Mas eles estão decididos a continuar sendo uma banda de heavy metal, e
se irritam com a idéia de que atenção demais vem sendo dedicada à
condição de refugiados em que vivem e pouca atenção à música pela qual
colocaram suas vidas em risco e decidiram deixar seu país de origem.

"O que eu desejo é ser músico", diz Riyadh. "Quero lançar um álbum.
Mas sentimos uma forte pressão de parte da mídia. E na verdade sempre
fica aquela dúvida: eles se interessam por mim porque sou músico ou se
interessam por mim porque minha história é incomum?".

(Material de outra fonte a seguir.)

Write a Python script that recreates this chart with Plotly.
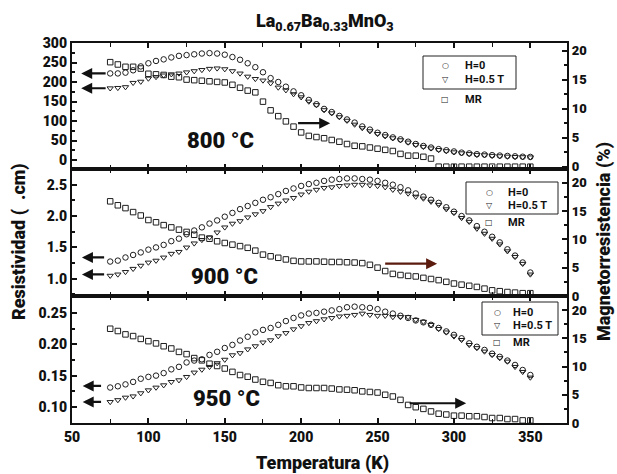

Evidentemente, o Metallica considera o Acrassicauda muito
interessante, e no domingo os integrantes da banda não pareciam
lamentar muito o fato. Antes do show, os três foram conduzidos pelo
labirinto da produção nos bastidores, e nos camarins receberam muita
atenção de seus heróis. Cada um dos quatro membros do Metallica veio
separadamente - e acompanhado por um séquito numeroso - para expressar
respeito, falar de música e segurar os chifres metálicos em poses para
longas sequências de fotos.

Kirk Hammett, o guitarrista solo do Metallica, foi o último a aparecer
e, enquanto conversava com os metaleiros iraquianos e jornalistas,
continuava diligentemente os seus exercícios de aquecimento, movendo
os dedos sobre o braço de uma guitarra desplugada. "Vocês representam
a paixão das pessoas que desejam tocar esse tipo de música", ele
declarou.

Os membros do Acrassicauda só voltaram ao seu apartamento em Elizabeth
bem depois da meia-noite, carregando sacos repletos de comida do
Burger King para seu jantar. Talal, no entanto, preferiu conectar
imediatamente a guitarra nova que havia ganho de Hetfield a um
minúsculo amplificador Peavey. Com o volume, baixo, ele começou a
tocar riffs do Metallica. Ele olhou para cima e exclamou, "uau!", com
um sorriso, e depois voltou sua atenção à guitarra.